• **EXERCISE TASK**:
Reproduce all the material exactly, minus any pictures it holds.

────

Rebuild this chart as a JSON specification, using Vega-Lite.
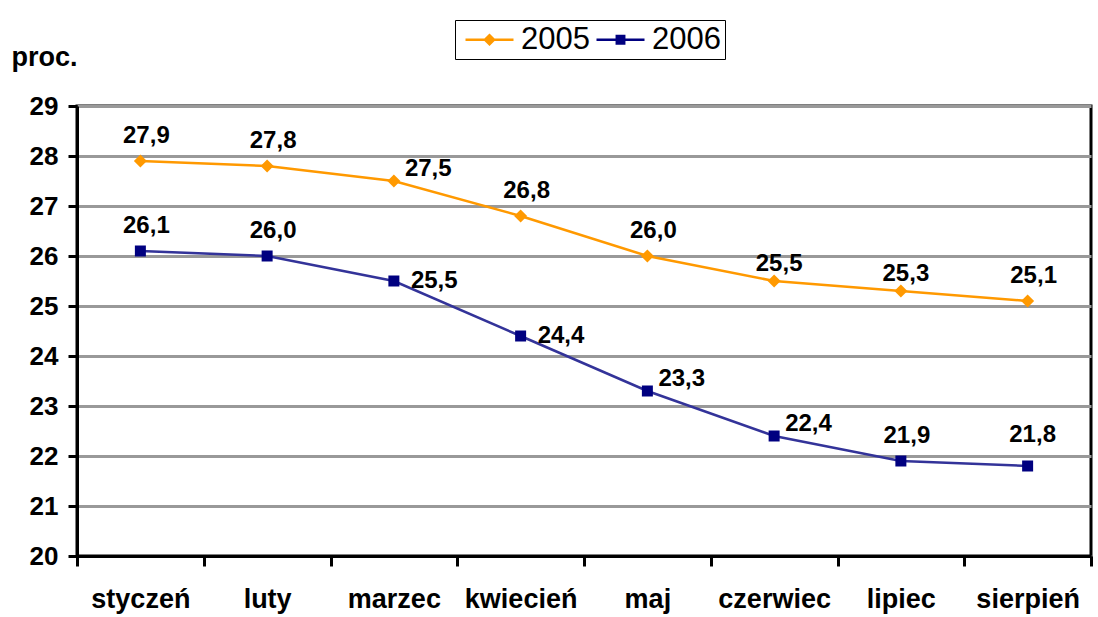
{
  "$schema": "https://vega.github.io/schema/vega-lite/v6.json",
  "width": 1014,
  "height": 450,
  "autosize": "none",
  "padding": {"left": 77, "top": 106, "right": 7, "bottom": 61},
  "background": "white",
  "config": {
    "font": "Liberation Sans",
    "locale": {"number": {"decimal": ",", "thousands": " ", "grouping": [3], "currency": ["", " zł"]}},
    "view": {"stroke": "black", "strokeWidth": 3}
  },
  "data": {
    "values": [
      {"month": "styczeń", "series": "2005", "value": 27.9},
      {"month": "luty", "series": "2005", "value": 27.8},
      {"month": "marzec", "series": "2005", "value": 27.5},
      {"month": "kwiecień", "series": "2005", "value": 26.8},
      {"month": "maj", "series": "2005", "value": 26.0},
      {"month": "czerwiec", "series": "2005", "value": 25.5},
      {"month": "lipiec", "series": "2005", "value": 25.3},
      {"month": "sierpień", "series": "2005", "value": 25.1},
      {"month": "styczeń", "series": "2006", "value": 26.1},
      {"month": "luty", "series": "2006", "value": 26.0},
      {"month": "marzec", "series": "2006", "value": 25.5},
      {"month": "kwiecień", "series": "2006", "value": 24.4},
      {"month": "maj", "series": "2006", "value": 23.3},
      {"month": "czerwiec", "series": "2006", "value": 22.4},
      {"month": "lipiec", "series": "2006", "value": 21.9},
      {"month": "sierpień", "series": "2006", "value": 21.8}
    ]
  },
  "encoding": {
    "x": {
      "field": "month", "type": "nominal", "sort": null,
      "scale": {"paddingInner": 0, "paddingOuter": 0},
      "axis": {
        "title": null, "labelAngle": 0, "tickBand": "extent",
        "domainColor": "black", "domainWidth": 3, "tickColor": "black", "tickWidth": 3, "tickSize": 10,
        "labelFont": "Liberation Sans", "labelFontSize": 27, "labelFontWeight": "bold", "labelColor": "black",
        "labelPadding": 20
      }
    },
    "y": {
      "field": "value", "type": "quantitative",
      "scale": {"domain": [20, 29], "nice": false, "zero": false},
      "axis": {
        "values": [20, 21, 22, 23, 24, 25, 26, 27, 28, 29],
        "title": "proc.", "titleAngle": 0, "titleX": -66, "titleY": -41, "titleAlign": "left", "titleBaseline": "alphabetic",
        "titleFont": "Liberation Sans", "titleFontSize": 27, "titleFontWeight": "bold", "titleColor": "black",
        "grid": true, "gridColor": "#999999", "gridWidth": 3,
        "domainColor": "black", "domainWidth": 3, "tickColor": "black", "tickWidth": 3, "tickSize": 9,
        "labelFont": "Liberation Sans", "labelFontSize": 26, "labelFontWeight": "bold", "labelColor": "black",
        "labelPadding": 10
      }
    }
  },
  "layer": [
    {
      "mark": {"type": "line", "strokeWidth": 2.5},
      "encoding": {
        "color": {
          "field": "series", "type": "nominal",
          "scale": {"domain": ["2005", "2006"], "range": ["#FF9900", "#333399"]},
          "legend": {
            "title": null, "orient": "none", "legendX": 378, "legendY": -86, "direction": "horizontal", "columns": 2,
            "strokeColor": "black", "fillColor": "white", "padding": 4, "columnPadding": -6, "symbolOffset": 6,
            "symbolSize": 900, "labelFontSize": 31, "labelFont": "Liberation Sans", "labelColor": "black", "labelOffset": 25,
            "labelLimit": 200,
            "encode": {
              "symbols": {
                "update": {
                  "shape": {"signal": "datum.value === '2005' ? 'M-1,-0.08H2.2V0.08H-1Z M0.6,-0.42L1.02,0L0.6,0.42L0.18,0Z' : 'M-1,-0.08H2.2V0.08H-1Z M0.27,-0.33H0.93V0.33H0.27Z'"},
                  "fill": {"signal": "datum.value === '2005' ? '#FF9900' : '#000080'"},
                  "stroke": {"value": "transparent"},
                  "strokeWidth": {"value": 0},
                  "opacity": {"value": 1}
                }
              }
            }
          }
        }
      }
    },
    {
      "transform": [{"filter": "datum.series === '2005'"}],
      "mark": {"type": "point", "shape": "diamond", "filled": true, "opacity": 1, "color": "#FF9900", "size": 169}
    },
    {
      "transform": [{"filter": "datum.series === '2006'"}],
      "mark": {"type": "point", "shape": "square", "filled": true, "opacity": 1, "color": "#000080", "size": 121}
    },
    {
      "transform": [{"filter": "(datum.series === '2005' && indexof(['styczeń','luty','kwiecień','maj','sierpień'], datum.month) >= 0) || (datum.series === '2006' && indexof(['styczeń','luty','lipiec'], datum.month) >= 0)"}],
      "mark": {"type": "text", "dy": -25, "dx": 6, "fontSize": 24, "fontWeight": "bold", "font": "Liberation Sans", "color": "black"},
      "encoding": {"text": {"field": "value", "type": "quantitative", "format": ".1f"}}
    },
    {
      "transform": [{"filter": "datum.series === '2005' && indexof(['czerwiec','lipiec'], datum.month) >= 0"}],
      "mark": {"type": "text", "dy": -17, "dx": 5, "fontSize": 24, "fontWeight": "bold", "font": "Liberation Sans", "color": "black"},
      "encoding": {"text": {"field": "value", "type": "quantitative", "format": ".1f"}}
    },
    {
      "transform": [{"filter": "datum.series === '2006' && datum.month === 'sierpień'"}],
      "mark": {"type": "text", "dy": -31, "dx": 5, "fontSize": 24, "fontWeight": "bold", "font": "Liberation Sans", "color": "black"},
      "encoding": {"text": {"field": "value", "type": "quantitative", "format": ".1f"}}
    },
    {
      "transform": [{"filter": "(datum.series === '2005' && datum.month === 'marzec') || (datum.series === '2006' && indexof(['maj','czerwiec'], datum.month) >= 0)"}],
      "mark": {"type": "text", "dy": -12, "dx": 11, "align": "left", "fontSize": 24, "fontWeight": "bold", "font": "Liberation Sans", "color": "black"},
      "encoding": {"text": {"field": "value", "type": "quantitative", "format": ".1f"}}
    },
    {
      "transform": [{"filter": "datum.series === '2006' && indexof(['marzec','kwiecień'], datum.month) >= 0"}],
      "mark": {"type": "text", "dy": 0, "dx": 17, "align": "left", "fontSize": 24, "fontWeight": "bold", "font": "Liberation Sans", "color": "black"},
      "encoding": {"text": {"field": "value", "type": "quantitative", "format": ".1f"}}
    }
  ]
}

────

• **EXERCISE SOLUTION**:
Rebuild this chart as a JSON specification, using Vega-Lite.
{
  "$schema": "https://vega.github.io/schema/vega-lite/v6.json",
  "width": 1014,
  "height": 450,
  "autosize": "none",
  "padding": {"left": 77, "top": 106, "right": 7, "bottom": 61},
  "background": "white",
  "config": {
    "font": "Liberation Sans",
    "locale": {"number": {"decimal": ",", "thousands": " ", "grouping": [3], "currency": ["", " zł"]}},
    "view": {"stroke": "black", "strokeWidth": 3}
  },
  "data": {
    "values": [
      {"month": "styczeń", "series": "2005", "value": 27.9},
      {"month": "luty", "series": "2005", "value": 27.8},
      {"month": "marzec", "series": "2005", "value": 27.5},
      {"month": "kwiecień", "series": "2005", "value": 26.8},
      {"month": "maj", "series": "2005", "value": 26.0},
      {"month": "czerwiec", "series": "2005", "value": 25.5},
      {"month": "lipiec", "series": "2005", "value": 25.3},
      {"month": "sierpień", "series": "2005", "value": 25.1},
      {"month": "styczeń", "series": "2006", "value": 26.1},
      {"month": "luty", "series": "2006", "value": 26.0},
      {"month": "marzec", "series": "2006", "value": 25.5},
      {"month": "kwiecień", "series": "2006", "value": 24.4},
      {"month": "maj", "series": "2006", "value": 23.3},
      {"month": "czerwiec", "series": "2006", "value": 22.4},
      {"month": "lipiec", "series": "2006", "value": 21.9},
      {"month": "sierpień", "series": "2006", "value": 21.8}
    ]
  },
  "encoding": {
    "x": {
      "field": "month", "type": "nominal", "sort": null,
      "scale": {"paddingInner": 0, "paddingOuter": 0},
      "axis": {
        "title": null, "labelAngle": 0, "tickBand": "extent",
        "domainColor": "black", "domainWidth": 3, "tickColor": "black", "tickWidth": 3, "tickSize": 10,
        "labelFont": "Liberation Sans", "labelFontSize": 27, "labelFontWeight": "bold", "labelColor": "black",
        "labelPadding": 20
      }
    },
    "y": {
      "field": "value", "type": "quantitative",
      "scale": {"domain": [20, 29], "nice": false, "zero": false},
      "axis": {
        "values": [20, 21, 22, 23, 24, 25, 26, 27, 28, 29],
        "title": "proc.", "titleAngle": 0, "titleX": -66, "titleY": -41, "titleAlign": "left", "titleBaseline": "alphabetic",
        "titleFont": "Liberation Sans", "titleFontSize": 27, "titleFontWeight": "bold", "titleColor": "black",
        "grid": true, "gridColor": "#999999", "gridWidth": 3,
        "domainColor": "black", "domainWidth": 3, "tickColor": "black", "tickWidth": 3, "tickSize": 9,
        "labelFont": "Liberation Sans", "labelFontSize": 26, "labelFontWeight": "bold", "labelColor": "black",
        "labelPadding": 10
      }
    }
  },
  "layer": [
    {
      "mark": {"type": "line", "strokeWidth": 2.5},
      "encoding": {
        "color": {
          "field": "series", "type": "nominal",
          "scale": {"domain": ["2005", "2006"], "range": ["#FF9900", "#333399"]},
          "legend": {
            "title": null, "orient": "none", "legendX": 378, "legendY": -86, "direction": "horizontal", "columns": 2,
            "strokeColor": "black", "fillColor": "white", "padding": 4, "columnPadding": -6, "symbolOffset": 6,
            "symbolSize": 900, "labelFontSize": 31, "labelFont": "Liberation Sans", "labelColor": "black", "labelOffset": 25,
            "labelLimit": 200,
            "encode": {
              "symbols": {
                "update": {
                  "shape": {"signal": "datum.value === '2005' ? 'M-1,-0.08H2.2V0.08H-1Z M0.6,-0.42L1.02,0L0.6,0.42L0.18,0Z' : 'M-1,-0.08H2.2V0.08H-1Z M0.27,-0.33H0.93V0.33H0.27Z'"},
                  "fill": {"signal": "datum.value === '2005' ? '#FF9900' : '#000080'"},
                  "stroke": {"value": "transparent"},
                  "strokeWidth": {"value": 0},
                  "opacity": {"value": 1}
                }
              }
            }
          }
        }
      }
    },
    {
      "transform": [{"filter": "datum.series === '2005'"}],
      "mark": {"type": "point", "shape": "diamond", "filled": true, "opacity": 1, "color": "#FF9900", "size": 169}
    },
    {
      "transform": [{"filter": "datum.series === '2006'"}],
      "mark": {"type": "point", "shape": "square", "filled": true, "opacity": 1, "color": "#000080", "size": 121}
    },
    {
      "transform": [{"filter": "(datum.series === '2005' && indexof(['styczeń','luty','kwiecień','maj','sierpień'], datum.month) >= 0) || (datum.series === '2006' && indexof(['styczeń','luty','lipiec'], datum.month) >= 0)"}],
      "mark": {"type": "text", "dy": -25, "dx": 6, "fontSize": 24, "fontWeight": "bold", "font": "Liberation Sans", "color": "black"},
      "encoding": {"text": {"field": "value", "type": "quantitative", "format": ".1f"}}
    },
    {
      "transform": [{"filter": "datum.series === '2005' && indexof(['czerwiec','lipiec'], datum.month) >= 0"}],
      "mark": {"type": "text", "dy": -17, "dx": 5, "fontSize": 24, "fontWeight": "bold", "font": "Liberation Sans", "color": "black"},
      "encoding": {"text": {"field": "value", "type": "quantitative", "format": ".1f"}}
    },
    {
      "transform": [{"filter": "datum.series === '2006' && datum.month === 'sierpień'"}],
      "mark": {"type": "text", "dy": -31, "dx": 5, "fontSize": 24, "fontWeight": "bold", "font": "Liberation Sans", "color": "black"},
      "encoding": {"text": {"field": "value", "type": "quantitative", "format": ".1f"}}
    },
    {
      "transform": [{"filter": "(datum.series === '2005' && datum.month === 'marzec') || (datum.series === '2006' && indexof(['maj','czerwiec'], datum.month) >= 0)"}],
      "mark": {"type": "text", "dy": -12, "dx": 11, "align": "left", "fontSize": 24, "fontWeight": "bold", "font": "Liberation Sans", "color": "black"},
      "encoding": {"text": {"field": "value", "type": "quantitative", "format": ".1f"}}
    },
    {
      "transform": [{"filter": "datum.series === '2006' && indexof(['marzec','kwiecień'], datum.month) >= 0"}],
      "mark": {"type": "text", "dy": 0, "dx": 17, "align": "left", "fontSize": 24, "fontWeight": "bold", "font": "Liberation Sans", "color": "black"},
      "encoding": {"text": {"field": "value", "type": "quantitative", "format": ".1f"}}
    }
  ]
}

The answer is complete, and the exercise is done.